«Nous n’approchons pas ces négociations en nous attendant à échouer, mais en anticipant le succès.» La première phrase de Theresa May, pour présenter jeudi le livre blanc sur le Brexit, se voulait résolument optimiste. Sept mois après le référendum, la première ministre britannique a enfin une position (relativement) claire de négociation pour entamer le retrait du Royaume-Uni de l’Union européenne.

Le livre blanc redit, avec quelques détails supplémentaires, ce qu’elle avait annoncé mi-janvier: Londres veut un Brexit «dur», en sortant du marché unique et probablement en sortant de l’union douanière. Pas question de rester à moitié dans les institutions européennes.

De plus, Theresa May bénéficie désormais du feu vert politique. Mercredi soir, la Chambre des communes a voté à une immense majorité (498 députés pour, 114 contre) en faveur de déclencher l’article 50 du traité de Lisbonne, qui marquera le début officiel des négociations avec les 27 membres restant de l’UE. Certes, le processus parlementaire n’est pas fini et la Chambre des lords doit encore se prononcer, mais il n’y a presque aucun doute: Theresa May va pouvoir tenir sa promesse et déclencher l’article 50 d’ici à fin mars.

Du coup, la presse britannique eurosceptique triomphe. «Nous avons décollé!», titre le Daily Mail. «Nous sommes en chemin pour quitter l’UE», ajoute en énormes caractères le Daily Express.

Le problème est que ces discussions internes au Royaume-Uni oublient l’essentiel: la position des Européens dans les négociations à venir. «Les Britanniques vivent en vase clos depuis sept mois. Ils sont dans l’illusion complète, soupire un diplomate européen en poste à Londres. Ils négocient entre eux et ils ont beaucoup de mal à comprendre le point de vue européen.» Il prédit des négociations très dures.

Le prix du divorce: de 40 à 60 milliards

L’ancien ambassadeur britannique basé à Bruxelles, Ivan Rogers, confirme. Un mois après sa démission spectaculaire pour cause de divergence de vue avec Downing Street, il est venu témoigner devant un comité parlementaire mercredi. Selon lui, les négociations vont inévitablement sombrer dans les «insultes», avec une «atmosphère très tendue». Elles seront «d’une dimension sans précédent» et il estime qu’il est improbable que tout soit réglé d’ici à deux ans, la durée prévue par l’article 50.

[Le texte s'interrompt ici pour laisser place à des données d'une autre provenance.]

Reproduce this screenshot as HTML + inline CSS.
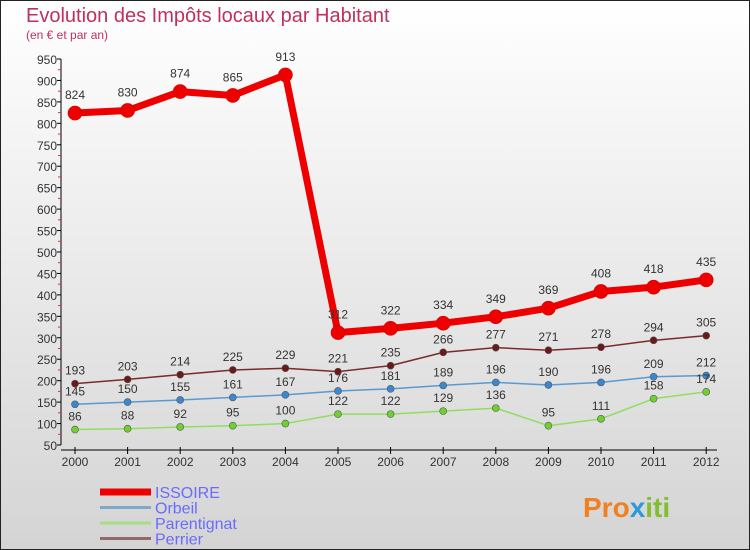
<!DOCTYPE html>
<html><head><meta charset="utf-8"><style>
body{margin:0;}
#wrap{width:750px;height:550px;position:relative;box-sizing:border-box;border:1px solid #222;background:linear-gradient(#ffffff,#d4d4d4);font-family:"Liberation Sans","DejaVu Sans",sans-serif;overflow:hidden}
.t{font-size:12px;fill:#333}
</style></head><body>
<div id="wrap">
<svg id="svg" width="750" height="550" style="position:absolute;left:-1px;top:-1px">
<text x="26" y="22" font-size="20" fill="#c0305a">Evolution des Impôts locaux par Habitant</text>
<text x="26" y="39" font-size="12" fill="#c0305a">(en € et par an)</text>
<g id="axes"></g><g id="series"></g><g id="legend"></g>
<text x="583" y="517" font-size="28" font-weight="bold" fill="#f08020">Pro<tspan fill="#2a9ad8">x</tspan><tspan fill="#80c030">iti</tspan></text>
</svg>
</div>
<script>
const years=[2000,2001,2002,2003,2004,2005,2006,2007,2008,2009,2010,2011,2012];
const yTicks=[50,100,150,200,250,300,350,400,450,500,550,600,650,700,750,800,850,900,950];
const seriesNames=["ISSOIRE","Orbeil","Parentignat","Perrier"];
const issoire=[824,830,874,865,913,312,322,334,349,369,408,418,435];
const orbeil=[145,150,155,161,167,176,181,189,196,190,196,209,212];
const parentignat=[86,88,92,95,100,122,122,129,136,95,111,158,174];
const perrier=[193,203,214,225,229,221,235,266,277,271,278,294,305];
const NS="http://www.w3.org/2000/svg";
function X(i){return 75+i*52.6;}
function Y(v){return 445-(v-50)*386/900;}
function mk(tag,attrs,parent){const e=document.createElementNS(NS,tag);for(const k in attrs)e.setAttribute(k,attrs[k]);parent.appendChild(e);return e;}
const ax=document.getElementById('axes');
let yl=mk('line',{x1:61,y1:Y(950),x2:61,y2:Y(50),stroke:'#000'},ax);


yTicks.forEach(v=>{
 const l=mk('line',{x1:57,x2:61,y1:Y(v),y2:Y(v),stroke:'#000'},ax);
 
 
 if(v<950){
 const m=mk('line',{x1:58,x2:61,y1:Y(v+25),y2:Y(v+25),stroke:'#e03030'},ax);
 
 
 }
 const t=mk('text',{x:57,y:Y(v)+5,'text-anchor':'end',class:'t'},ax);t.textContent=v;
 
 
});
let xl=mk('line',{x1:61,y1:450,x2:717,y2:450,stroke:'#000'},ax);


years.forEach((yr,i)=>{
 const l=mk('line',{x1:X(i),x2:X(i),y1:447,y2:454,stroke:'#000'},ax);
 
 
 const t=mk('text',{x:X(i),y:466,'text-anchor':'middle',class:'t'},ax);t.textContent=yr;
 
 
});
const sg=document.getElementById('series');
const defs=[[issoire,'#ee0000',7,7],[orbeil,'#5a9ad0',1.5,3.5],[parentignat,'#90dd60',1.5,3.5],[perrier,'#7a2a2a',1.5,3.5]];
const dotCol=['#ee0000','#3a88d0','#70d030','#6a1a1a'];
defs.forEach((d,k)=>{
 const pts=d[0].map((v,i)=>X(i)+','+Y(v)).join(' ');
 const pl=mk('polyline',{points:pts,fill:'none',stroke:d[1],'stroke-width':d[2],'stroke-linejoin':'round'},sg);
 
 
 d[0].forEach((v,i)=>{
  const c=mk('circle',{cx:X(i),cy:Y(v),r:d[3],fill:dotCol[k],stroke:k==0?'#cc0000':'#555','stroke-width':0.6},sg);
  
  
  const t=mk('text',{x:X(i),y:Y(v)-(k==0?14:9),'text-anchor':'middle',class:'t'},sg);t.textContent=v;
  
  
 });
});
const lg=document.getElementById('legend');
const lcol=['#ee0000','#80a8c8','#a8dd88','#906a6a'];
seriesNames.forEach((n,k)=>{
 const y=492+k*15.5;
 const l=mk('line',{x1:100,x2:151,y1:y,y2:y,stroke:lcol[k],'stroke-width':k==0?7:3},lg);
 
 
 const t=mk('text',{x:155,y:y+6,'font-size':16,fill:'#6a6aff'},lg);t.textContent=n;
 
 
});
</script>
</body></html>
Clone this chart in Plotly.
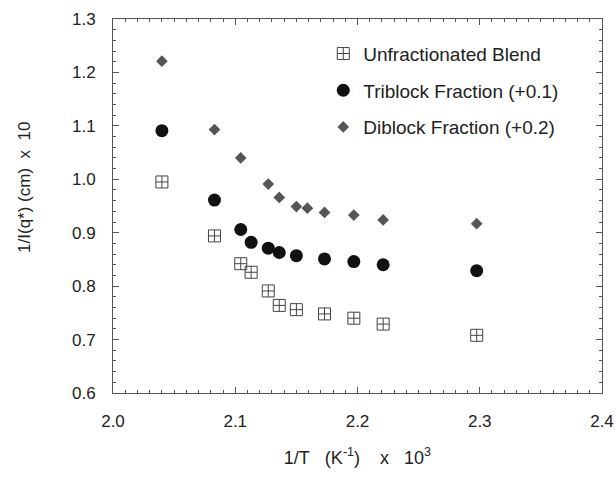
import plotly.graph_objects as go

# data (x = 1/T * 1e3, y = 1/I(q*) * 10)
x_blend = [2.040, 2.083, 2.1045, 2.113, 2.127, 2.136, 2.150, 2.173, 2.197, 2.221, 2.2975]
y_blend = [0.995, 0.894, 0.842, 0.826, 0.791, 0.764, 0.756, 0.748, 0.740, 0.729, 0.708]

x_tri = [2.040, 2.083, 2.1045, 2.113, 2.127, 2.136, 2.150, 2.173, 2.197, 2.221, 2.2975]
y_tri = [1.091, 0.961, 0.906, 0.882, 0.871, 0.863, 0.857, 0.851, 0.846, 0.840, 0.829]

x_di = [2.040, 2.083, 2.1045, 2.127, 2.136, 2.150, 2.159, 2.173, 2.197, 2.221, 2.2975]
y_di = [1.221, 1.093, 1.040, 0.991, 0.966, 0.949, 0.946, 0.938, 0.933, 0.924, 0.917]

names = ["Unfractionated Blend", "Triblock Fraction (+0.1)", "Diblock Fraction (+0.2)"]

x_tickvals = [2.0, 2.1, 2.2, 2.3, 2.4]
x_ticktext = ["2.0", "2.1", "2.2", "2.3", "2.4"]
x_midticks = [2.05, 2.15, 2.25, 2.35]
y_tickvals = [0.6, 0.7, 0.8, 0.9, 1.0, 1.1, 1.2, 1.3]
y_ticktext = ["0.6", "0.7", "0.8", "0.9", "1.0", "1.1", "1.2", "1.3"]

FONT = "Liberation Sans, Arial, Helvetica, sans-serif"
AX = "#555555"
NB = "\u00a0"

fig = go.Figure()
fig.add_trace(go.Scatter(x=x_blend, y=y_blend, mode="markers", name=names[0], legendgroup="a",
                         marker=dict(symbol="square-cross-open", size=12, color="#444444",
                                     line=dict(width=1, color="#444444"))))
fig.add_trace(go.Scatter(x=x_tri, y=y_tri, mode="markers", name=names[1], legendgroup="b",
                         marker=dict(symbol="circle", size=13, color="#111111")))
fig.add_trace(go.Scatter(x=x_di, y=y_di, mode="markers", name=names[2], legendgroup="c",
                         marker=dict(symbol="diamond", size=9, color="#555555")))

axis_common = dict(
    showline=True, linecolor=AX, linewidth=1, mirror="allticks",
    ticks="inside", tickcolor=AX, tickwidth=1,
    showgrid=False, zeroline=False,
    tickfont=dict(family=FONT, size=17, color="#222222"),
)

fig.update_layout(
    xaxis=dict(
        range=[2.0, 2.4], tickmode="array", tickvals=x_tickvals, ticktext=x_ticktext, ticklen=6,
        minor=dict(dtick=0.01, tick0=2.0, ticks="inside", ticklen=3, tickcolor=AX, showgrid=False),
        ticklabelstandoff=13,
        title=dict(text="1/T" + NB * 3 + "(K<sup>-1</sup>)" + NB * 4 + "x" + NB * 3 + "10<sup>3</sup>",
                   font=dict(family=FONT, size=18, color="#222222"), standoff=20),
        **axis_common,
    ),
    xaxis2=dict(
        overlaying="x", matches="x", side="bottom", range=[2.0, 2.4],
        tickmode="array", tickvals=x_midticks, showticklabels=False,
        ticks="inside", ticklen=6, tickcolor=AX, tickwidth=1,
        showline=True, linecolor=AX, linewidth=1, mirror="ticks",
        showgrid=False, zeroline=False,
    ),
    yaxis=dict(
        range=[0.6, 1.3], tickmode="array", tickvals=y_tickvals, ticktext=y_ticktext, ticklen=6,
        minor=dict(dtick=0.02, tick0=0.6, ticks="inside", ticklen=3, tickcolor=AX, showgrid=False),
        ticklabelstandoff=13,
        **axis_common,
    ),
    annotations=[dict(
        text="1/I(q*) (cm)" + NB * 2 + "x" + NB * 2 + "10",
        xref="paper", yref="paper", x=-0.18, y=0.551, xanchor="center", yanchor="middle",
        textangle=-90, showarrow=False,
        font=dict(family=FONT, size=17, color="#222222"),
    )],
    width=616, height=477,
    margin=dict(l=113, r=14, t=19, b=84, autoexpand=False),
    paper_bgcolor="white", plot_bgcolor="white",
    showlegend=True,
    legend=dict(x=0.43, y=0.958, xanchor="left", yanchor="top",
                bgcolor="rgba(0,0,0,0)", traceorder="grouped", tracegroupgap=9,
                font=dict(family=FONT, size=19, color="#222222")),
)

fig.write_html("out.html")
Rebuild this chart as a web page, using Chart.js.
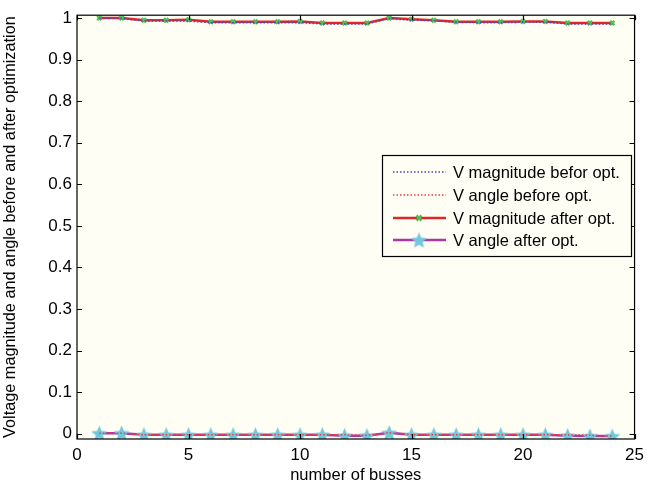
<!DOCTYPE html>
<html>
<head>
<meta charset="utf-8">
<script src="https://cdn.jsdelivr.net/npm/chart.js@4.4.0/dist/chart.umd.min.js"></script>
<style>
  html, body { margin: 0; padding: 0; background: #ffffff; }
  #wrap { width: 650px; height: 485px; }
</style>
</head>
<body>
<div id="wrap"><canvas id="busChart" width="650" height="485"></canvas></div>
<script>
// bus numbers 1..24
const busses = [1,2,3,4,5,6,7,8,9,10,11,12,13,14,15,16,17,18,19,20,21,22,23,24];

// voltage magnitude (p.u.) before / after optimization
const vMagBefore = [1.000,0.999,0.993,0.993,0.993,0.989,0.989,0.989,0.989,0.989,0.986,0.986,0.986,0.999,0.995,0.994,0.990,0.989,0.989,0.990,0.990,0.986,0.986,0.986];
const vMagAfter  = [1.000,1.000,0.995,0.995,0.996,0.991,0.991,0.991,0.991,0.992,0.988,0.988,0.988,1.000,0.997,0.995,0.991,0.991,0.991,0.992,0.992,0.988,0.988,0.988];

// voltage angle (rad) before / after optimization
const vAngBefore = [0.001,0.001,-0.003,-0.003,-0.003,-0.003,-0.003,-0.003,-0.003,-0.003,-0.003,-0.003,-0.004,0.002,-0.003,-0.003,-0.003,-0.003,-0.003,-0.003,-0.003,-0.003,-0.004,-0.006];
const vAngAfter  = [0.001,0.001,-0.003,-0.003,-0.003,-0.003,-0.003,-0.003,-0.003,-0.003,-0.003,-0.005,-0.005,0.002,-0.003,-0.003,-0.003,-0.003,-0.003,-0.003,-0.003,-0.005,-0.006,-0.006];

const seriesLabels = ["V magnitude befor opt.", "V angle before opt.", "V magnitude after opt.", "V angle after opt."];

const xTicks = [0, 5, 10, 15, 20, 25];
const yTicks = [0, 0.1, 0.2, 0.3, 0.4, 0.5, 0.6, 0.7, 0.8, 0.9, 1];

const FONT = "'Liberation Sans', Arial, sans-serif";

// filled five-point star marker (Chart.js 'star' is only a line asterisk)
function makeStar(size, fill) {
  const c = document.createElement("canvas");
  c.width = size; c.height = size;
  const g = c.getContext("2d");
  const cx = size / 2, cy = size / 2 + 0.8;
  const ro = size / 2, ri = ro * 0.45;
  g.beginPath();
  for (let i = 0; i < 10; i++) {
    const r = i % 2 ? ri : ro;
    const a = -Math.PI / 2 + i * Math.PI / 5;
    g.lineTo(cx + r * Math.cos(a), cy + r * Math.sin(a));
  }
  g.closePath();
  g.fillStyle = fill;
  g.fill();
  return c;
}
const starImg = makeStar(17, "rgb(112,200,222)");

// plot background + box with inward ticks (matlab look)
const boxPlugin = {
  id: "box",
  beforeDraw(chart) {
    const { ctx, chartArea: a } = chart;
    ctx.save();
    ctx.fillStyle = "#fffef4";
    ctx.fillRect(a.left, a.top, a.right - a.left, a.bottom - a.top);
    ctx.restore();
  },
  afterDatasetsDraw(chart) {
    const { ctx, chartArea: a, scales } = chart;
    ctx.save();
    ctx.strokeStyle = "#000";
    ctx.lineWidth = 1.2;
    ctx.strokeRect(a.left, a.top, a.right - a.left, a.bottom - a.top);
    ctx.beginPath();
    const tl = 5;
    xTicks.forEach(v => {
      const x = Math.round(scales.x.getPixelForValue(v)) + 0.5;
      ctx.moveTo(x, a.bottom); ctx.lineTo(x, a.bottom - tl);
      ctx.moveTo(x, a.top); ctx.lineTo(x, a.top + tl);
    });
    yTicks.forEach(v => {
      const y = Math.round(scales.y.getPixelForValue(v)) + 0.5;
      ctx.moveTo(a.left, y); ctx.lineTo(a.left + tl, y);
      ctx.moveTo(a.right, y); ctx.lineTo(a.right - tl, y);
    });
    ctx.stroke();
    ctx.restore();
  },
  afterDraw(chart) {
    // legend box inside the axes
    const { ctx } = chart;
    const lx = 382, ly = 155, lw = 249, lh = 101;
    ctx.save();
    ctx.fillStyle = "#fffef4";
    ctx.fillRect(lx, ly, lw, lh);
    ctx.strokeStyle = "#000";
    ctx.lineWidth = 1.2;
    ctx.strokeRect(lx + 0.5, ly + 0.5, lw, lh);
    ctx.font = "16.5px " + FONT;
    ctx.textBaseline = "middle";
    ctx.fillStyle = "#000";
    const rows = [172, 195, 218, 240];
    chart.data.datasets.forEach((ds, i) => {
      const y = rows[i];
      ctx.save();
      ctx.strokeStyle = ds.borderColor;
      ctx.lineWidth = ds.borderWidth;
      ctx.setLineDash(ds.borderDash || []);
      ctx.beginPath();
      ctx.moveTo(393, y); ctx.lineTo(446, y);
      ctx.stroke();
      ctx.restore();
      if (ds.pointStyle === "crossRot") {
        ctx.save();
        ctx.strokeStyle = ds.pointBorderColor;
        ctx.lineWidth = ds.pointBorderWidth;
        const r = 2.5;
        ctx.beginPath();
        ctx.moveTo(419 - r, y - r); ctx.lineTo(419 + r, y + r);
        ctx.moveTo(419 + r, y - r); ctx.lineTo(419 - r, y + r);
        ctx.stroke();
        ctx.restore();
      } else if (ds.pointStyle === starImg) {
        ctx.drawImage(starImg, 419 - starImg.width / 2, y - starImg.height / 2);
      }
      ctx.fillText(ds.label, 453, y + 1);
    });
    ctx.restore();
  }
};

const ctx = document.getElementById("busChart").getContext("2d");
const busChart = new Chart(ctx, {
  type: "line",
  data: {
    labels: busses,
    datasets: [
      {
        label: seriesLabels[0],
        data: busses.map((b, i) => ({ x: b, y: vMagBefore[i] })),
        borderColor: "rgb(70,70,200)",
        borderWidth: 1.5,
        borderDash: [1.5, 2],
        pointRadius: 0,
        tension: 0,
      },
      {
        label: seriesLabels[1],
        data: busses.map((b, i) => ({ x: b, y: vAngBefore[i] })),
        borderColor: "rgb(240,60,60)",
        borderWidth: 1.5,
        borderDash: [1.5, 2],
        pointRadius: 0,
        tension: 0,
      },
      {
        label: seriesLabels[2],
        data: busses.map((b, i) => ({ x: b, y: vMagAfter[i] })),
        borderColor: "rgb(222,40,40)",
        borderWidth: 2.5,
        pointStyle: "crossRot",
        pointRadius: 3,
        pointBorderWidth: 2.5,
        pointBorderColor: "rgb(80,190,80)",
        pointBackgroundColor: "rgb(80,190,80)",
        tension: 0,
      },
      {
        label: seriesLabels[3],
        data: busses.map((b, i) => ({ x: b, y: vAngAfter[i] })),
        borderColor: "rgb(175,55,165)",
        borderWidth: 2.5,
        pointStyle: starImg,
        pointRadius: 8,
        tension: 0,
      },
    ],
  },
  options: {
    responsive: false,
    animation: false,
    events: [],
    layout: { padding: { top: 14, right: 13, left: 0, bottom: 0 } },
    plugins: {
      legend: { display: false },
      tooltip: { enabled: false },
    },
    scales: {
      x: {
        type: "linear",
        min: 0,
        max: 25,
        afterBuildTicks: s => { s.ticks = xTicks.map(v => ({ value: v })); },
        afterFit: s => { s.height = 46; },
        grid: { display: false, drawTicks: false },
        border: { display: false },
        ticks: { color: "#000", font: { family: FONT, size: 17 }, padding: 6, maxRotation: 0 },
        title: {
          display: true,
          text: "number of busses",
          color: "#000",
          font: { family: FONT, size: 16.5 },
          padding: { top: 0, bottom: 0 },
        },
      },
      y: {
        type: "linear",
        min: -0.013,
        max: 1.007,
        afterBuildTicks: s => { s.ticks = yTicks.map(v => ({ value: v })); },
        afterFit: s => { s.width = 77; },
        grid: { display: false, drawTicks: false },
        border: { display: false },
        ticks: {
          color: "#000",
          font: { family: FONT, size: 17 },
          padding: 5,
          callback: v => String(Math.round(v * 10) / 10),
        },
        title: {
          display: true,
          text: "Voltage magnitude and angle before and after optimization",
          color: "#000",
          font: { family: FONT, size: 16.3 },
          padding: { top: 1, bottom: 0 },
        },
      },
    },
  },
  plugins: [boxPlugin],
});
</script>
</body>
</html>
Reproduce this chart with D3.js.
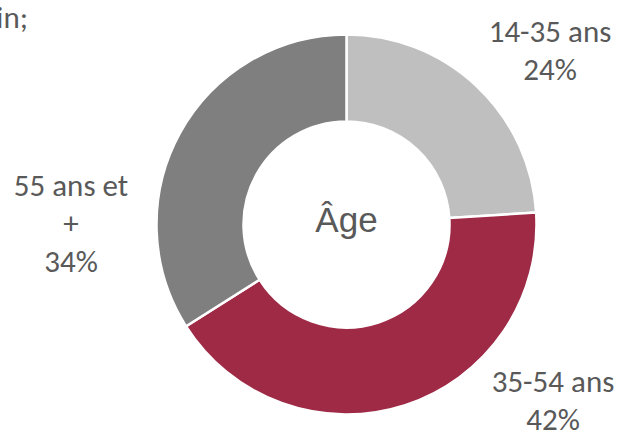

Le premier blocage sera la demande des Européens pour que les Britanniques versent 40 à 60 milliards d’euros pour solde de tout compte. Cette somme est le coût du divorce: elle comprend notamment les retraites des Britanniques qui travaillent pour l’UE, mais aussi les engagements financiers que l’UE a déjà pris pour des programmes à venir. «Si on prend l’exemple d’une route en Estonie, qui doit être construite dans les prochaines années: les Britanniques ont fait partie de cette promesse et doivent payer leur part», explique le même diplomate européen. Face à une telle perspective, Theresa May en viendra peut-être à regretter ses difficultés de politique intérieure.